The book that changed this was Aadujeevitham (Goat Days in English), Benyamin’s defining work to date. I was midway into a year of reading more translations which until that point was primarily an excuse to read everything ever written by Elena Ferrante. In an effort to wean myself off post-war Naples, I picked up Goat Days. It proved to be just the thing, a wonderful read, and yet, every conversation left me wanting. I needed to know what it said in Malayalam and I ended up reverse-translating a translated book back into the original in my head, which after a point made no sense. I finally got hold of the Malayalam version, promised myself I’d read it and promptly forgot all about it until one day a few weeks ago, Sivapriya asked me if I’d consider translating a Benyamin story.
It was the perfect opportunity, but also a scary prospect, considering that I hadn’t read proper Malayalam in years. But the story – ‘Kumari Devi‘ – caught my attention. It was a simple story about an unusual character, told sparsely and beautifully in true Benyamin fashion; a tradition brought to life in a matter-of-fact everyday situation. How could I not agree to it?
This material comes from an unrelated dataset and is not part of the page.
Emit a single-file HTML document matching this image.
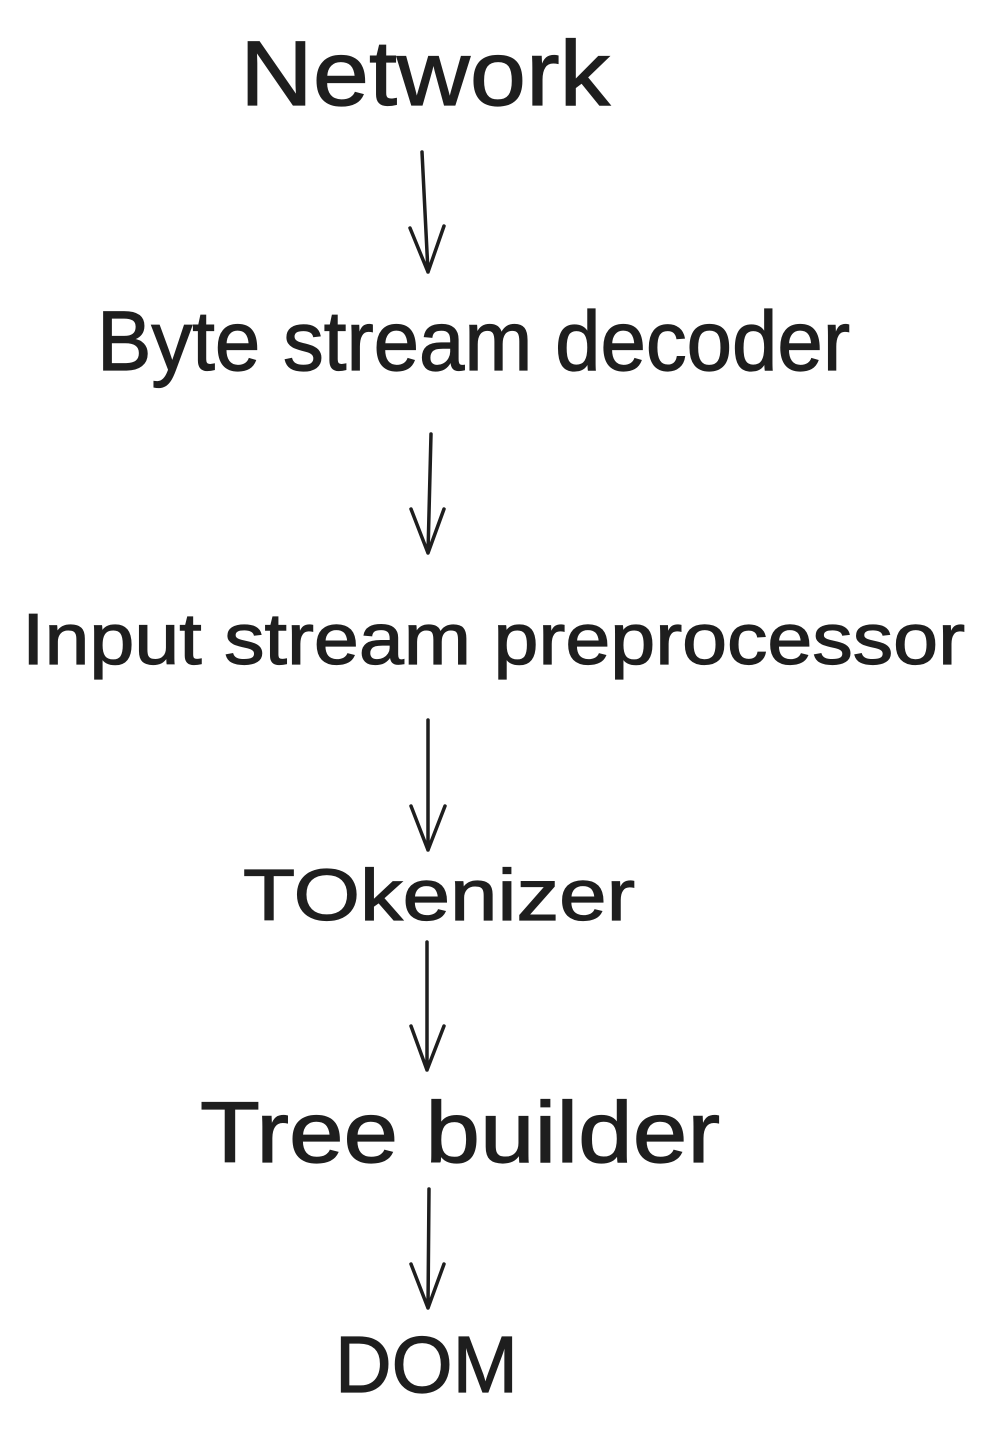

The translation process was an eye-opening experience. There were so many choices to make with every sentence, and to some extent, the original was constraining. I wanted to do more with Chanku and Geetha aunty, but it wasn’t my story. So many of the edits had to do with the clunky phrasing that sounded perfect in Malayalam, but made no sense in English. I must admit here that I had vaguely viewed the translation controversies with some amusement for I, as a reader with no knowledge of say, Russian, could not comprehend what all the fuss was about the different versions of The Brothers Karamazov. It took translating a relatively straightforward 8,000 words to appreciate that these people actually may have a point.
Above all, translating ‘Kumari Devi‘ was about something more personal – it brought me back in touch with a language that I thought was lost to me. Or perhaps, some things are lost only so that one could feel the pleasure of rediscovering it all over again.